During the spacewalk Flight Engineers Maxim Suraev and Oleg Kotov will set up the Poisk Russian Mini-Research Module 2 for the relocation of the Soyuz TMA-16. On Jan. 21 Suraev and Commander Jeff Williams will undock the Soyuz TMA-16 from the aft end of the Zvezda Service Module then dock to Poisk shortly after.

Flight Engineer Soichi Noguchi is in the Japanese Kibo laboratory assembling the Small Fine Arm. Credit: NASA

Flight Engineer Soichi Noguchi is in the Japanese Kibo laboratory assembling the Small Fine Arm. Credit: NASA

The Expedition 22 crew also was busy setting up science equipment and science experiments throughout the orbiting laboratory. They also spoke to international team members on the ground, conducting routine periodic conferences with ground support teams in the U.S., Russia and Japan.

In the Japanese Kibo module, Flight Engineer Soichi Noguchi closed out the assembly of Kibo’s Small Fine Arm and stowed its tools. The Small Fine Arm is attached to the end effector of the Japanese Robotic Arm and is used for the set up of experiments outside the laboratory module.

Flight Engineer T.J. Creamer removed then reinstalled an experiment container inside the BioLab, swapping it from one compartment to another. A facility inside Europe’s Columbus lab, the BioLab provides two sections for the study of life sciences in microgravity. One section works both autonomously and in conjunction with commands from the ground. The other is designed for manual interaction by a station crew member.

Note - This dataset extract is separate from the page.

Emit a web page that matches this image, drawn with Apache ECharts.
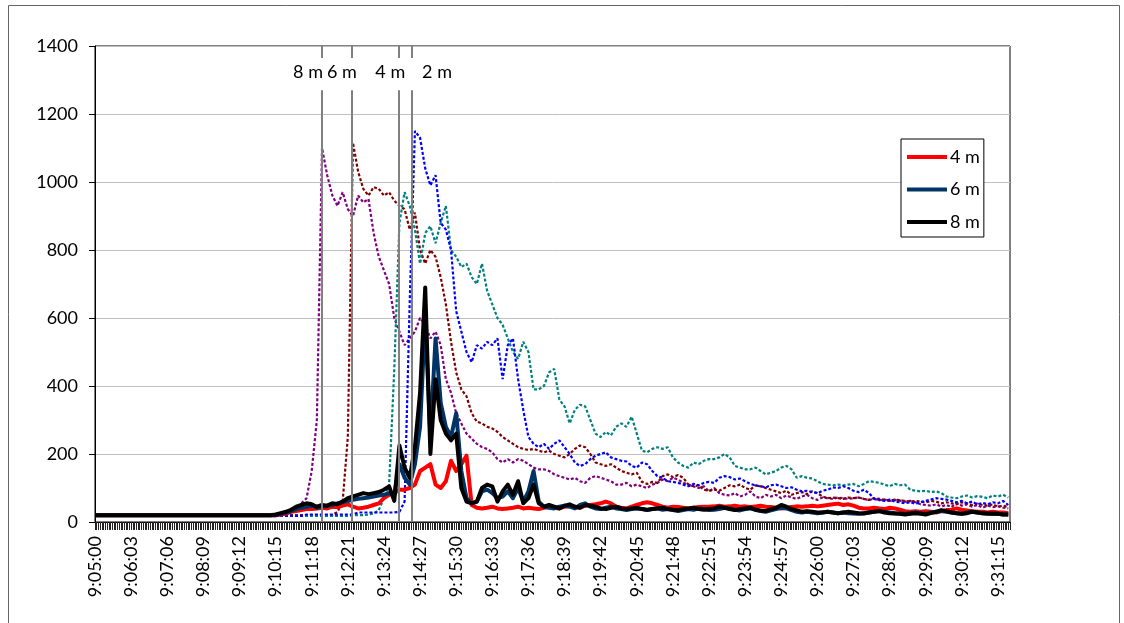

As space station and space shuttle teams prepared for February’s launch of Endeavour, a high-pressure ammonia jumper hose assembly failed during a prelaunch test Thursday. Four such hoses, which will be used to connect the new Tranquility module to the station’s cooling system, are to be installed and activated by spacewalkers during the STS-130 mission. The teams are continuing to work toward a target launch of Endeavour on Feb. 7, however engineers are reviewing data from the test and evaluating whether there will be any impact to the shuttle mission. The analysis is expected to continue for several days.